As an outcome of our previous post on Cloud security, we received some very interesting critique providing further insight on Cloud security. The received comments harshly dub our assertions as naive and untrue. We love to receive any kind of respectful and polite critique, even when it may contain opinions opposed to ours. This blog was created for that purpose: discussing and sharing views and ideas.

Since this blog is public, we would have appreciated having these comments as a blog comment, and not as an internal cross-post in a private corporate blog.  Anyway, let us sum up the key points of the received critique, for the sake of open discussion:

  • Data security.
  • Malware infestation and distribution to third parties using cloud virtual premises.
  • Local malware infestation (on the application provider premises)
  • Vulnerability exploitation on the app-provider’s Cloud virtual computers.
  • Can we implement multilevel security on virtual premises? What would be the equivalent of keeping our most precious data on a separate network that doesn’t have external access on a system where, by definition, everything must be accessible over the network?

This critique effectively pinpoints the problem of hosting an application in a public Cloud, when we would never host it in a traditional hosting environment of let open Internet access to it.We believe, however, that the authors of this critique did not finished reading the whole sentence or misunderstood our words, so let us reemphasize some sentences from the previous post:

  •  ”these concerns are not inherent to the Cloud underlying technologies themselves
  • “(some security concerns) do not add any security breach to Internet-hosted applications

Thus, what we mean to say is not that the Cloud does not have any security issue, but rather, it is not much different from any outsourcing solution you may already have.
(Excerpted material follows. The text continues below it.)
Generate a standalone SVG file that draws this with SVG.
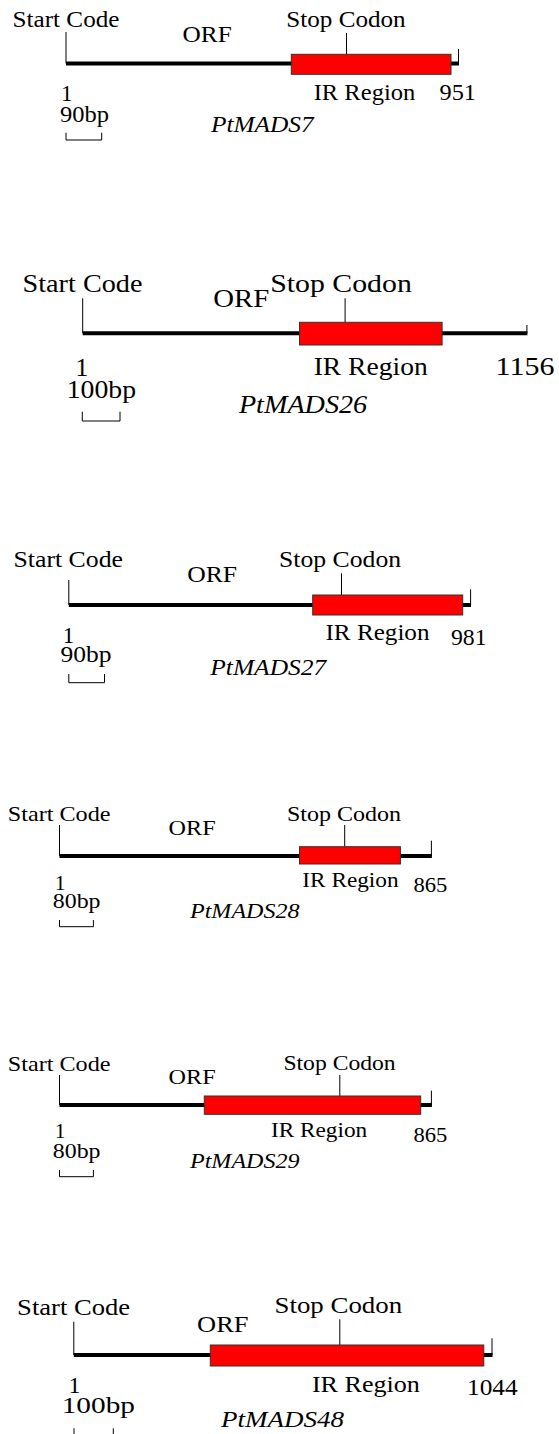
<svg xmlns="http://www.w3.org/2000/svg" width="559" height="1434" viewBox="0 0 559 1434">
<style>
.t{font-family:"Liberation Serif","Times New Roman",serif;fill:#000}
.i{font-style:italic}
.bb{stroke:#000;stroke-width:4;fill:none}
.tk{stroke:#000;stroke-width:1;fill:none}
.ir{fill:#ff0000;stroke:#333;stroke-width:1}
</style>
<rect width="559" height="1434" fill="#fff"/>

<g id="PtMADS7" font-size="23">
  <text class="t" x="12.5" y="27" textLength="107" lengthAdjust="spacingAndGlyphs">Start Code</text>
  <text class="t" x="182.5" y="42" textLength="49.2" lengthAdjust="spacingAndGlyphs">ORF</text>
  <text class="t" x="286.3" y="27" textLength="119.4" lengthAdjust="spacingAndGlyphs">Stop Codon</text>
  <line class="tk" x1="66" y1="32" x2="66" y2="63.5"/>
  <line class="bb" x1="66" y1="63.5" x2="459" y2="63.5"/>
  <line class="tk" x1="458.5" y1="49" x2="458.5" y2="63.5"/>
  <line class="tk" x1="346.5" y1="33" x2="346.5" y2="54.3"/>
  <rect class="ir" x="291.3" y="54.3" width="159.7" height="20"/>
  <text class="t" x="61" y="101">1</text>
  <text class="t" x="313.7" y="100" textLength="101.6" lengthAdjust="spacingAndGlyphs">IR Region</text>
  <text class="t" x="439.6" y="100" textLength="36.4" lengthAdjust="spacingAndGlyphs">951</text>
  <text class="t" x="60" y="121.7" textLength="49" lengthAdjust="spacingAndGlyphs">90bp</text>
  <text class="t i" x="211" y="131.7" textLength="102.7" lengthAdjust="spacingAndGlyphs">PtMADS7</text>
  <path class="tk" d="M66,132.7 V140 H101.7 V132.7"/>
</g>

<g id="PtMADS26" font-size="25.5">
  <text class="t" x="22.5" y="291.7" textLength="120" lengthAdjust="spacingAndGlyphs">Start Code</text>
  <text class="t" x="213.2" y="306.7" textLength="56" lengthAdjust="spacingAndGlyphs">ORF</text>
  <text class="t" x="270.2" y="291.7" textLength="141.6" lengthAdjust="spacingAndGlyphs">Stop Codon</text>
  <line class="tk" x1="82.7" y1="298.3" x2="82.7" y2="333.3"/>
  <line class="bb" x1="82.7" y1="333.3" x2="527.4" y2="333.3" stroke-width="5"/>
  <line class="tk" x1="526.9" y1="325" x2="526.9" y2="333.3"/>
  <line class="tk" x1="345.1" y1="298.3" x2="345.1" y2="322.3"/>
  <rect class="ir" x="299.5" y="322.3" width="142.6" height="22.7"/>
  <text class="t" x="75.5" y="375.5">1</text>
  <text class="t" x="313.7" y="375" textLength="114" lengthAdjust="spacingAndGlyphs">IR Region</text>
  <text class="t" x="495.5" y="375" textLength="58.9" lengthAdjust="spacingAndGlyphs">1156</text>
  <text class="t" x="66.7" y="397.7" textLength="69.3" lengthAdjust="spacingAndGlyphs">100bp</text>
  <text class="t i" x="238.9" y="413.3" textLength="128.3" lengthAdjust="spacingAndGlyphs">PtMADS26</text>
  <path class="tk" d="M82.3,411.7 V421 H120 V411.7"/>
</g>

<g id="PtMADS27" font-size="23">
  <text class="t" x="13.5" y="566.7" textLength="109.5" lengthAdjust="spacingAndGlyphs">Start Code</text>
  <text class="t" x="187.2" y="581.7" textLength="49.9" lengthAdjust="spacingAndGlyphs">ORF</text>
  <text class="t" x="279.1" y="566.7" textLength="122" lengthAdjust="spacingAndGlyphs">Stop Codon</text>
  <line class="tk" x1="68.8" y1="580" x2="68.8" y2="605"/>
  <line class="bb" x1="68.8" y1="605" x2="471" y2="605" stroke-width="4.5"/>
  <line class="tk" x1="470.6" y1="589.3" x2="470.6" y2="605"/>
  <line class="tk" x1="341.5" y1="573.3" x2="341.5" y2="595"/>
  <rect class="ir" x="312.7" y="595" width="150" height="20"/>
  <text class="t" x="62.7" y="643.3">1</text>
  <text class="t" x="325.5" y="640" textLength="104" lengthAdjust="spacingAndGlyphs">IR Region</text>
  <text class="t" x="451" y="645" textLength="35.6" lengthAdjust="spacingAndGlyphs">981</text>
  <text class="t" x="60.6" y="661.7" textLength="51" lengthAdjust="spacingAndGlyphs">90bp</text>
  <text class="t i" x="210.3" y="675" textLength="115.9" lengthAdjust="spacingAndGlyphs">PtMADS27</text>
  <path class="tk" d="M68.8,674 V682.7 H104.5 V674"/>
</g>

<g id="PtMADS28" font-size="21.5">
  <text class="t" x="7.8" y="820.7" textLength="102.7" lengthAdjust="spacingAndGlyphs">Start Code</text>
  <text class="t" x="168.6" y="835" textLength="47" lengthAdjust="spacingAndGlyphs">ORF</text>
  <text class="t" x="287" y="820.7" textLength="114" lengthAdjust="spacingAndGlyphs">Stop Codon</text>
  <line class="tk" x1="59.5" y1="825" x2="59.5" y2="856"/>
  <line class="bb" x1="59.5" y1="856" x2="431.9" y2="856"/>
  <line class="tk" x1="431.4" y1="840.7" x2="431.4" y2="856"/>
  <line class="tk" x1="344.7" y1="825" x2="344.7" y2="846.7"/>
  <rect class="ir" x="299.5" y="846.7" width="100.9" height="17.3"/>
  <text class="t" x="54.7" y="890">1</text>
  <text class="t" x="302.3" y="886.7" textLength="96.3" lengthAdjust="spacingAndGlyphs">IR Region</text>
  <text class="t" x="413.5" y="891.7" textLength="33.9" lengthAdjust="spacingAndGlyphs">865</text>
  <text class="t" x="52.8" y="908.3" textLength="47.7" lengthAdjust="spacingAndGlyphs">80bp</text>
  <text class="t i" x="190" y="918.3" textLength="109.5" lengthAdjust="spacingAndGlyphs">PtMADS28</text>
  <path class="tk" d="M59.5,920 V926.7 H93.4 V920"/>
</g>

<g id="PtMADS29" font-size="21.5">
  <text class="t" x="7.8" y="1070.7" textLength="102.7" lengthAdjust="spacingAndGlyphs">Start Code</text>
  <text class="t" x="168.6" y="1084.3" textLength="47" lengthAdjust="spacingAndGlyphs">ORF</text>
  <text class="t" x="283.4" y="1070" textLength="112.3" lengthAdjust="spacingAndGlyphs">Stop Codon</text>
  <line class="tk" x1="59.5" y1="1075" x2="59.5" y2="1105"/>
  <line class="bb" x1="59.5" y1="1105" x2="431.9" y2="1105"/>
  <line class="tk" x1="431.4" y1="1090.7" x2="431.4" y2="1105"/>
  <line class="tk" x1="339.8" y1="1075" x2="339.8" y2="1096"/>
  <rect class="ir" x="204.3" y="1096" width="216.4" height="18.3"/>
  <text class="t" x="54.7" y="1138.3">1</text>
  <text class="t" x="271" y="1136.7" textLength="96.2" lengthAdjust="spacingAndGlyphs">IR Region</text>
  <text class="t" x="413.5" y="1141.7" textLength="33.9" lengthAdjust="spacingAndGlyphs">865</text>
  <text class="t" x="52.8" y="1158.3" textLength="47.7" lengthAdjust="spacingAndGlyphs">80bp</text>
  <text class="t i" x="190" y="1168.3" textLength="109.5" lengthAdjust="spacingAndGlyphs">PtMADS29</text>
  <path class="tk" d="M59.5,1170 V1176.7 H93.4 V1170"/>
</g>

<g id="PtMADS48" font-size="24">
  <text class="t" x="17.1" y="1315" textLength="113" lengthAdjust="spacingAndGlyphs">Start Code</text>
  <text class="t" x="197.1" y="1331.7" textLength="51.4" lengthAdjust="spacingAndGlyphs">ORF</text>
  <text class="t" x="274.5" y="1313.3" textLength="127.6" lengthAdjust="spacingAndGlyphs">Stop Codon</text>
  <line class="tk" x1="73.8" y1="1321.7" x2="73.8" y2="1355"/>
  <line class="bb" x1="73.8" y1="1355" x2="492.5" y2="1355"/>
  <line class="tk" x1="492" y1="1338.3" x2="492" y2="1355"/>
  <line class="tk" x1="339.8" y1="1319.3" x2="339.8" y2="1345"/>
  <rect class="ir" x="210.3" y="1345" width="273.5" height="21"/>
  <text class="t" x="68.5" y="1393">1</text>
  <text class="t" x="311.9" y="1391.7" textLength="108" lengthAdjust="spacingAndGlyphs">IR Region</text>
  <text class="t" x="467" y="1395" textLength="50.6" lengthAdjust="spacingAndGlyphs">1044</text>
  <text class="t" x="61.7" y="1413.3" textLength="73.3" lengthAdjust="spacingAndGlyphs">100bp</text>
  <text class="t i" x="221" y="1426.7" textLength="123" lengthAdjust="spacingAndGlyphs">PtMADS48</text>
  <path class="tk" d="M74,1428.3 V1437 H113.3 V1428.3"/>
</g>
</svg>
In other words, if your application is not ready to go to an external hosting environment (for security reasons), then you should give up going to the “advanced hosting” a public IaaS-Cloud offers. Thus, our statement that the Cloud does not add anything new to already Internet-hosted applications holds 100% true.

These security concerns about the Cloud are not different to those you may have in any hosting environment. Moreover, Clouds are wrongly assumed to be necessarily public and third-party provided. On the contrary, we can already count on some Open source implementations to build our own private Cloud (in our own premises!! and controlling the underlying network!!), such as Eucalyptus and OpenNebula (Spanish technology).

We hope this post helps understand, as we have been saying since the blog was created, that not all the applications are well suited for a public Cloud, security reasons are a factor, but there are way too many to be thoughtfully considered (such as economical factors, forensics, etc ).